Его наигранно безразличный тон прозвучал для Шарни как предостережение.
– Да, доктор, у меня действительно есть дом в Версале.
– Значит, решено. Сегодня вечером вас перенесут туда.
– Но вы не вполне поняли меня, доктор. Я хотел бы поехать в свои поместья.
– Ах, вот как, в свои владения… Но черт побери, не на краю же света ваши владения.
– Они на границе Пикардии, лье в пятнадцати – восемнадцати отсюда.
– Вот оно что.
Шарни пожал руку доктору Луи, словно благодаря его за деликатность и чуткость.
Вечером те же четыре лакея, что совсем недавно при первой попытке вынести больного были столь грубо изгнаны, перенесли Шарни до кареты, которая ждала его у общего подъезда.

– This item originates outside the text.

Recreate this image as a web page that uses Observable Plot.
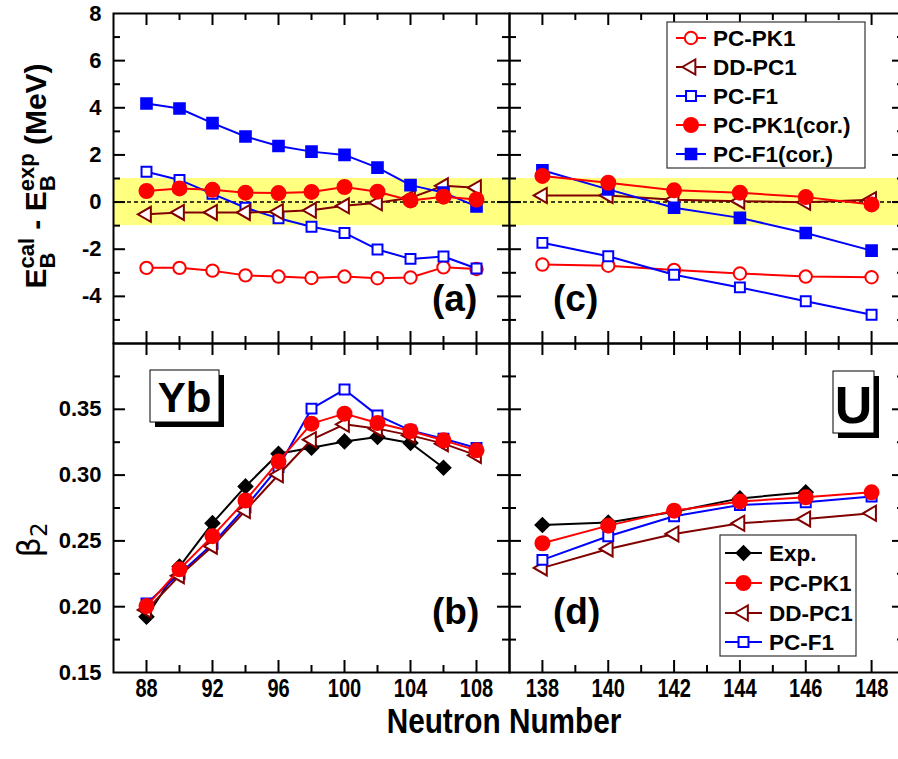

Людовик XVI, проведший весь день на охоте, недавно отужинал и уже лег спать. Шарни был несколько обеспокоен тем, что уезжает, не испросив у короля отпуска, но доктор совершенно успокоил его, пообещав принести монарху извинения и объяснить отъезд необходимостью перемены места.
Покуда Шарни несли к карете, он до последнего мгновения предавался мучительному наслаждению – смотрел на окна покоев королевы. Но поймать его на этом никто не мог бы: лакей, несший факел, освещал дорогу, а не лицо молодого человека.
На ступеньках Шарни поджидало множество офицеров, его друзей; их заблаговременно предупредили, так что отъезд его отнюдь не выглядел бегством.
Веселые и шумливые, они проводили Шарни до самой кареты, но он мог позволить себе скользить взглядом по дворцовым окнам; у королевы они сияли: ее величество чувствовала себя не слишком хорошо и принимала дам в спальне. Окна комнаты Андреа были темны. Сама Андреа, тоскующая, охваченная невольной дрожью, пряталась за узорчатой штофной занавеской и, незримая, следила за каждым движением раненого и его свиты.
Наконец карета тронулась, но так медленно, что можно было различить цокот каждой подковы на звонких плитах.
– Если он не будет принадлежать мне, то пусть не будет принадлежать никому, – прошептала Андреа.
– Если ему вновь придет охота умереть, – пробурчал доктор Луи, вернувшись к себе, – то он хотя бы умрет не у меня и не на моих руках. Черт бы подрал все заболевания души! Чтобы лечить такие недуги, надо быть врачом Антиоха и Стратоники [124] .
124
Стратоника – жена царя Сирии Селевка I Никатора (ок. 356–281 дон. э.). Сын Селевка Антиох Сотер так страстно влюбился в мачеху, что заболел. Знаменитый врач Эрасистрат из Кеоса, открывший причину его болезни, объявил, что единственный способ спасти Антиоха – соединить его со Стратоникой. Ради спасения жизни сына Селевк отдал ему Стратонику.